| Supplied material |

* * *

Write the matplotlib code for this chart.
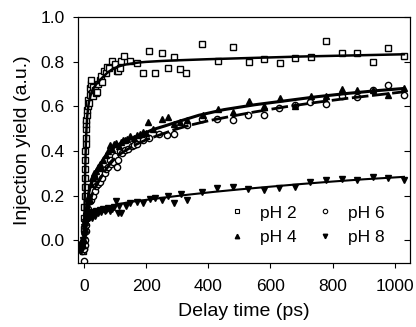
import matplotlib
matplotlib.use('Agg')
import matplotlib.pyplot as plt
from matplotlib.lines import Line2D

plt.rcParams['font.family'] = ['Liberation Sans', 'DejaVu Sans']

# measured points (delay time in ps, injection yield in a.u.)
t_ph2 = [-10, -6, -3, -1, 0, 0.5, 1, 1.5, 2, 2.5, 3, 3.5, 4, 4.5, 5, 5.5, 6, 7, 8, 9,
         10, 12, 14, 16, 18, 20, 22, 24, 26, 28, 30, 34, 38, 42, 46, 50, 54, 58, 64, 70,
         74, 80, 90, 99, 106, 110, 115, 119, 128, 148, 169, 190, 209, 230, 250, 269, 289, 309, 328, 380,
         430, 480, 530, 580, 630, 680, 730, 780, 830, 880, 930, 980, 1030]
y_ph2 = [-0.02, -0.04, -0.05, -0.03, 0.0, 0.05, 0.1, 0.15, 0.2, 0.24, 0.28, 0.32, 0.36, 0.40, 0.43, 0.46, 0.50, 0.52, 0.54, 0.56,
         0.585, 0.6, 0.629, 0.615, 0.68, 0.65, 0.70, 0.716, 0.66, 0.686, 0.644, 0.674, 0.66, 0.662, 0.70, 0.72, 0.737, 0.71, 0.76, 0.75,
         0.774, 0.77, 0.805, 0.789, 0.76, 0.76, 0.771, 0.805, 0.826, 0.804, 0.793, 0.75, 0.848, 0.749, 0.839, 0.771, 0.823, 0.765, 0.747, 0.879,
         0.805, 0.867, 0.80, 0.814, 0.796, 0.816, 0.823, 0.892, 0.841, 0.838, 0.80, 0.86, 0.826]

t_ph4 = [-10, -5, -2, 0, 2, 4, 6, 8, 10, 13, 16, 18, 22, 26, 29, 31, 35, 40, 45, 50,
         56, 62, 70, 77, 83, 90, 97, 104, 112, 120, 126, 131, 140, 147, 160, 169, 180, 190, 201, 206,
         222, 250, 271, 290, 310, 330, 382, 430, 480, 530, 580, 630, 680, 730, 780, 830, 880, 930, 980, 1030]
y_ph4 = [-0.01, 0.0, -0.02, 0.0, 0.05, 0.08, 0.11, 0.13, 0.15, 0.19, 0.2, 0.18, 0.25, 0.28, 0.28, 0.3, 0.29, 0.31, 0.33, 0.34,
         0.325, 0.36, 0.38, 0.4, 0.425, 0.41, 0.43, 0.436, 0.42, 0.44, 0.45, 0.45, 0.455, 0.466, 0.46, 0.47, 0.475, 0.485, 0.48, 0.528,
         0.5, 0.545, 0.55, 0.52, 0.53, 0.54, 0.562, 0.59, 0.575, 0.625, 0.6, 0.637, 0.6, 0.644, 0.645, 0.678, 0.674, 0.672, 0.649, 0.684]

t_ph6 = [-10, -5, -1, 0, 2, 4, 6, 8, 10, 14, 18, 22, 29, 34, 40, 45, 50, 58, 67, 72,
         77, 83, 88, 94, 99, 105, 110, 115, 122, 131, 142, 153, 160, 169, 190, 210, 240, 266, 289, 330,
         379, 429, 479, 529, 579, 629, 680, 729, 780, 830, 880, 930, 980, 1030]
y_ph6 = [-0.03, -0.05, -0.092, -0.04, -0.02, 0.0, 0.04, 0.07, 0.1, 0.14, 0.175, 0.18, 0.2, 0.22, 0.243, 0.25, 0.26, 0.28, 0.3, 0.32,
         0.33, 0.36, 0.34, 0.35, 0.376, 0.33, 0.36, 0.4, 0.39, 0.406, 0.41, 0.42, 0.425, 0.43, 0.45, 0.46, 0.475, 0.473, 0.474, 0.518,
         0.543, 0.545, 0.54, 0.56, 0.559, 0.592, 0.605, 0.62, 0.611, 0.647, 0.643, 0.672, 0.696, 0.649]

t_ph8 = [-15, -10, -6, -3, -1, 0, 1, 2, 3, 4, 5, 6, 8, 10, 12, 15, 18, 21, 25, 30,
         35, 40, 45, 50, 55, 60, 66, 72, 78, 84, 90, 96, 102, 108, 114, 120, 135, 147, 169, 190,
         212, 228, 250, 271, 289, 311, 330, 379, 429, 479, 529, 579, 629, 680, 729, 780, 830, 880, 930, 980, 1030]
y_ph8 = [-0.02, -0.05, -0.03, 0.0, 0.02, 0.03, 0.06, 0.04, 0.08, 0.07, 0.1, 0.08, 0.11, 0.09, 0.12, 0.1, 0.11, 0.12, 0.1, 0.125,
         0.11, 0.13, 0.12, 0.135, 0.125, 0.14, 0.13, 0.135, 0.145, 0.13, 0.14, 0.15, 0.175, 0.123, 0.155, 0.12, 0.155, 0.168, 0.171, 0.165,
         0.183, 0.1875, 0.18, 0.198, 0.168, 0.205, 0.18, 0.216, 0.232, 0.24, 0.228, 0.225, 0.232, 0.24, 0.26, 0.269, 0.275, 0.269, 0.284, 0.277, 0.272]

# fitted curves
tf_ph2 = [-10, 0, 1, 2, 3, 4, 5, 6, 8, 10, 13, 16, 20, 25, 30, 40, 50, 60, 75, 90,
          110, 130, 150, 175, 200, 250, 300, 400, 500, 600, 700, 800, 900, 1030]
yf_ph2 = [-0.03, -0.02, 0.08, 0.17, 0.25, 0.32, 0.38, 0.43, 0.5, 0.55, 0.59, 0.62, 0.645, 0.665, 0.68, 0.7, 0.715, 0.73, 0.75, 0.765,
          0.778, 0.786, 0.791, 0.796, 0.799, 0.803, 0.806, 0.811, 0.815, 0.819, 0.823, 0.826, 0.829, 0.833]

tf_ph4 = [-10, 0, 2, 5, 10, 15, 20, 30, 40, 50, 65, 80, 100, 120, 150, 180, 220, 260, 300, 370,
          450, 550, 650, 750, 850, 950, 1030]
yf_ph4 = [-0.02, -0.01, 0.03, 0.09, 0.16, 0.21, 0.24, 0.28, 0.31, 0.335, 0.37, 0.395, 0.42, 0.435, 0.455, 0.47, 0.495, 0.512, 0.53, 0.56,
          0.585, 0.607, 0.625, 0.643, 0.658, 0.671, 0.68]

tf_ph6 = [-10, 0, 2, 5, 10, 18, 30, 40, 50, 65, 80, 95, 115, 137, 169, 200, 250, 290, 340, 400,
          480, 550, 650, 750, 850, 950, 1030]
yf_ph6 = [-0.03, -0.02, 0.0, 0.04, 0.1, 0.17, 0.22, 0.245, 0.27, 0.305, 0.335, 0.36, 0.385, 0.405, 0.43, 0.45, 0.475, 0.495, 0.515, 0.535,
          0.557, 0.575, 0.598, 0.618, 0.636, 0.652, 0.665]

tf_ph8 = [-10, 0, 3, 6, 10, 18, 30, 50, 75, 104, 150, 212, 280, 341, 420, 502, 600, 700, 800, 900, 1030]
yf_ph8 = [-0.01, 0.0, 0.04, 0.07, 0.09, 0.108, 0.12, 0.135, 0.148, 0.16, 0.172, 0.183, 0.195, 0.205, 0.217, 0.228, 0.24, 0.252, 0.263, 0.273, 0.284]

fig = plt.figure(figsize=(4.16, 3.27), dpi=100)
ax = fig.add_axes([0.187, 0.197, 0.799, 0.751])

ms = 4.5
ax.plot(t_ph2, y_ph2, 's', ms=ms, mfc='white', mec='black', mew=1.0, ls='none')
ax.plot(t_ph6, y_ph6, 'o', ms=ms, mfc='white', mec='black', mew=1.0, ls='none')
ax.plot(t_ph4, y_ph4, '^', ms=ms, mfc='black', mec='black', ls='none')
ax.plot(t_ph8, y_ph8, 'v', ms=ms, mfc='black', mec='black', ls='none')

ax.plot(tf_ph2, yf_ph2, '-', color='black', lw=1.8)
ax.plot(tf_ph4, yf_ph4, '-', color='black', lw=2.2)
ax.plot(tf_ph6, yf_ph6, color='black', lw=2.0, dashes=(6, 1.3))
ax.plot(tf_ph8, yf_ph8, '-', color='black', lw=1.5)

ax.set_xlim(-20, 1050)
ax.set_ylim(-0.1, 1.0)
ax.set_xticks([0, 200, 400, 600, 800, 1000])
ax.set_yticks([0.0, 0.2, 0.4, 0.6, 0.8, 1.0])
ax.yaxis.set_major_formatter(matplotlib.ticker.FormatStrFormatter('%.1f'))
ax.tick_params(axis='both', direction='out', length=3.5, labelsize=12.5, pad=6)
ax.tick_params(axis='x', pad=8)
ax.set_xlabel('Delay time (ps)', fontsize=14, labelpad=7)
ax.set_ylabel('Injection yield (a.u.)', fontsize=14, labelpad=7)

# inward ticks on the right spine
ax2 = ax.twinx()
ax2.set_ylim(ax.get_ylim())
ax2.set_yticks([0.0, 0.2, 0.4, 0.6, 0.8, 1.0])
ax2.tick_params(axis='y', direction='in', length=4, labelright=False)

handles = [
    Line2D([], [], marker='s', ms=3.2, mfc='white', mec='black', mew=0.8, ls='none'),
    Line2D([], [], marker='^', ms=3.2, mfc='black', mec='black', ls='none'),
    Line2D([], [], marker='o', ms=3.2, mfc='white', mec='black', mew=0.8, ls='none'),
    Line2D([], [], marker='v', ms=3.2, mfc='black', mec='black', ls='none'),
]
ax.legend(handles, ['pH 2', 'pH 4', 'pH 6', 'pH 8'], ncol=2, frameon=False,
          loc='lower right', bbox_to_anchor=(0.97, 0.007), fontsize=12.5,
          handlelength=1.0, handletextpad=0.85, columnspacing=1.1, labelspacing=0.55)

fig.savefig('out.png', dpi=100)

* * *

| What this task involves |
Write out again exactly the lines from the start of the data above through the line containing "plt.rcParams['font.family'] = ['Liberation", inclusive, excluding any pictures.

| Written response |
Write the matplotlib code for this chart.
import matplotlib
matplotlib.use('Agg')
import matplotlib.pyplot as plt
from matplotlib.lines import Line2D

plt.rcParams['font.family'] = ['Liberation Sans', 'DejaVu Sans']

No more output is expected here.